Figure 2. Consumption Patterns Across Multi-Family Buildings.

Figure 2 illustrates consumption patterns across the analyzed multi-family buildings. They reveal notable disparities that underscore the importance of benchmarking in setting realistic expectations and identifying outliers. Heat consumption has been adjusted for degree days,  including hot water, and is calculated per square meter of heated living space.

Challenges in Assessing Renovation Impact

One major challenge is that energy renovation effects are often different from what was expected (calculated). This is largely due to “rebound effects”—where energy savings are partially offset by increased thermal comfort, such as higher indoor temperatures, improved ventilation, or more hot water usage. Changes in occupancy levels and usage habits also influence results.

Therefore, tools used to estimate energy savings need to account for:

·         Baseline consumption split between space heating, ventilation, and domestic hot water

·         Behavioral and usage changes post-renovation

It is a well-known challenge to accurately calculate the heat demand for both low- and high-consuming buildings. Typically, the calculation tends to underestimate heat consumption in low-consuming buildings and overestimate it in high-consuming ones.

This insight can be used to improve the accuracy of estimated energy savings in renovation projects by adjusting the results accordingly. Figure 3 illustrates key challenges in assessing the actual impact of energy renovations by comparing measured and calculated heating consumption across various multi-family residential buildings.

Figure 3. Challenges in Assessing Heat consumption and especially the Impact of Energy Renovation.

Example Use Case

Figure 4presents a comparison of district heating consumption in buildings equipped with the three most common ventilation systems: natural ventilation, exhaust ventilation, and heat recovery ventilation.
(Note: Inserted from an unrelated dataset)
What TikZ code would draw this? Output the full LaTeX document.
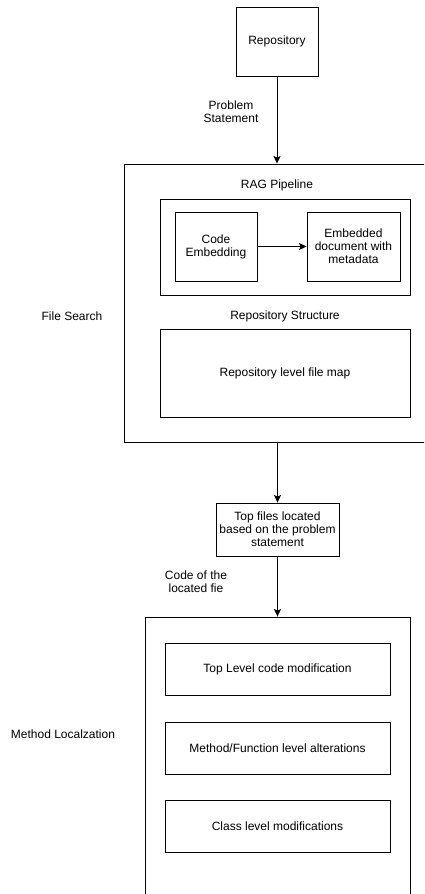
\documentclass[tikz,border=0pt]{standalone}
\usepackage{fontspec}
\setmainfont{Liberation Sans}
\usetikzlibrary{arrows.meta,positioning}

\begin{document}
\begin{tikzpicture}[x=1pt,y=-1pt,->,>={Stealth[length=7.5pt,width=7pt,inset=1.5pt]},line width=0.9pt,
  box/.style={draw,rectangle,inner sep=0pt,align=center,font=\fontsize{12}{13}\selectfont},
  lbl/.style={align=center,inner sep=0pt,font=\fontsize{12}{13}\selectfont}]
  \useasboundingbox (0,0) rectangle (424,894);
  \clip (0,0) rectangle (424,894);

  \node[box,minimum width=82,minimum height=69]  (repo)  at (277,41.5)    {Repository};
  \node[box,minimum width=316,minimum height=278] (fs)   at (282,303)     {};
  \node[box,minimum width=250,minimum height=96] (rag)   at (285,247)     {};
  \node[box,minimum width=82,minimum height=69]  (code)  at (216,246.5)   {Code\\Embedding};
  \node[box,minimum width=93,minimum height=69]  (emb)   at (353.5,246.5) {Embedded\\document with\\metadata};
  \node[box,minimum width=250,minimum height=88] (fmap)  at (285,373)     {Repository level file map};
  \node[box,minimum width=123,minimum height=53] (topf)  at (277.5,529.5) {Top files located\\based on the problem\\statement};
  \node[box,minimum width=265,minimum height=293] (meth) at (277.5,763.5) {};
  \node[box,minimum width=225,minimum height=52] (tlev)  at (277.5,669)   {Top Level code modification};
  \node[box,minimum width=225,minimum height=52] (mlev)  at (277.5,748)   {Method/Function level alterations};
  \node[box,minimum width=225,minimum height=52] (clev)  at (277.5,826)   {Class level modifications};

  \node[lbl] (probst)  at (231,112) {Problem\\Statement};
  \node[lbl] (fslbl)   at (72,316)  {File Search};
  \node[lbl] (raglbl)  at (277,185) {RAG Pipeline};
  \node[lbl] (rslbl)   at (285,316) {Repository Structure};
  \node[lbl] (codeof)  at (196,582) {Code of the\\located fie};
  \node[lbl] (mllbl)   at (63,734)  {Method Localzation};

  \path (repo.south) edge (repo.south |- fs.north)
        (code) edge (emb)
        (fs.south -| topf.north) edge (topf.north)
        (topf.south) edge (topf.south |- meth.north);
\end{tikzpicture}
\end{document}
This comparison provides targeted insights for planners and building managers when assessing the energy-saving potential of ventilation system upgrades.

Figure 4. Comparing District Heating Consumption by Ventilation Type.

Application and Stakeholders

The benchmark tool and its underlying data serve multiple stakeholders:

·         Housing administrators and building owners aiming to understand performance baselines.

·         Engineering and architectural consultants designing energy renovations.

·         Utility companies and energy planners forecasting demand and evaluating intervention outcomes.

The data is also accessible through an API, allowing integration with third-party systems and advanced analytics platforms. API endpoints include:

·         /api/benchmark/construct_period/DistrictHeat – for consumption by construction period

·         /api/benchmark/energy_labels – for consumption by energy label

The API is still under development, and data accuracy may be subject to updates.

Conclusion

This benchmarking tool provides a solid foundation for evaluating and improving energy performance across the Danish building stock. By offering detailed filtering options and incorporating real-world variability, it supports realistic forecasting and more informed renovation strategies - while taking into account the complexities of human behavior and building use.